None of these are entirely insurmountable problems, but creating our own container-based solution for this, and then fitting this into our regular development patterns seemed an easier approach.

There are other benefits from this approach as well:

We can standardise logging behaviour.
We can include very useful functionality in the library to deserliase messages automatically.
We can control and package the infrastructure solution in a terraform module.

When `ucam-faas`?¶

ucam-faas is a tool to create a container that does a single job. It is specialised to do this, and should not be used for any other purposes. Technically speaking the tool sits on top of a Flask HTTP server - and so responds to HTTP requests. While this is true, making synchronous requests to a server and waiting for a response is a job for our standard webapp boilerplate.

Use ucam-faas when:

You want to run asychronous event-driven workloads.
You want to run scheduled workloads.

The Python framework¶

The ucam-faas Python framework is built on Google's Functions Framework (which is what GCP Cloud Run Functions uses under-the-hood).

The developer interface into the module is a set of decorator functions that allow user-written functions to be registered as task handling functions. These functions can manipulate the triggering message directly, or provide a compatible message type to validate and deserialise message contents into a Python object.

This is particularly valuable as GCP PubSub messages are CloudEvents containing a special GCP PubSub object, which then itself contains the actual message contents. Having to repeat the deserialisation of this object in each function would be expensive and hard to maintain, so packaging it with our library is a huge benefit.

For more details on using the library and developing tasks see the reference page or the ucam-faas repository itself.

The entrypoint¶

The ucam-faas module also provides a main entrypoint into the service. This is expected to be the ENTRYPOINT of the Docker image that is built to run these functions. It accepts a target function to run when triggered.

This entrypoint starts up a Flask server, and accepts HTTP POST requests at the root URL.

Note

The ucam-faas entrypoint does not support multiple functions to run in a single container. This is a deliberate design choice, made to prevent people creating an API with the tool and to allow for concurrency to be controlled at the infrastructure level.

It is, however, possible to build a single image containing multiple task functions, and deploy multiple copies using different docker command arguments when run. Entirely separate containers with different default arguments reduces confusion and the potential for error, however, so is the recommended approach.

The terraform module(s)¶

The ucam-faas terraform module provides a standardised way to deploy a built task function image. It is tightly coupled to the Python library, and it is expected that it is the only way that images of this kind are deployed.

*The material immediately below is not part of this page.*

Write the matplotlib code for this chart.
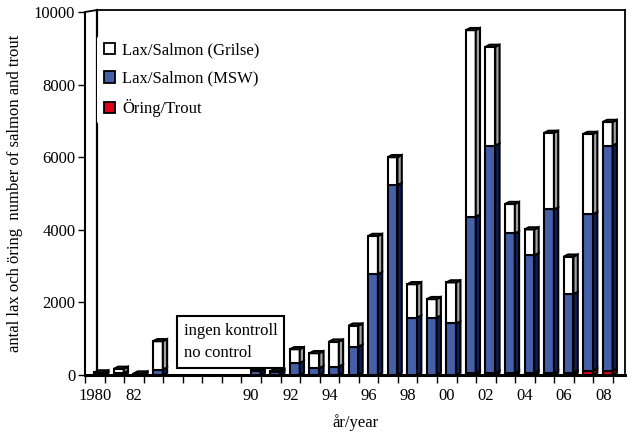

It deploys the images into Google's Cloud Run service, and manages the triggering through PubSub and Cloud Scheduler.

For more details on setting up a deployment see the deployment guide.

Deployment architecture¶

For tasks triggered by a PubSub topic the (simplified) architecture is:

Simplified diagram of a ucam-faas PubSub triggered task. (download)

The terraform module handles creating the surrounding triggering mechanism, retries, and dead-lettering in a standard manner.

For tasks triggered by on a schedule (with a cron-style trigger) the architecture is:

Simplified diagram of a ucam-faas scheduled/cron triggered task. (download)

Here, the PubSub topic is created internally. This is done so that the ucam-faas functions themselves are always called in exactly the same manner, regardless of the triggering mechanism. It may seem strange to have the Cloud Schedule publish to an internal topic rather than call the function directly, but the consistency is valuable to keep the other infrastructure around alerting consistent between both trigger mechanism. It also means the Python function itself does not need to be declared as a scheduled or topic-based task.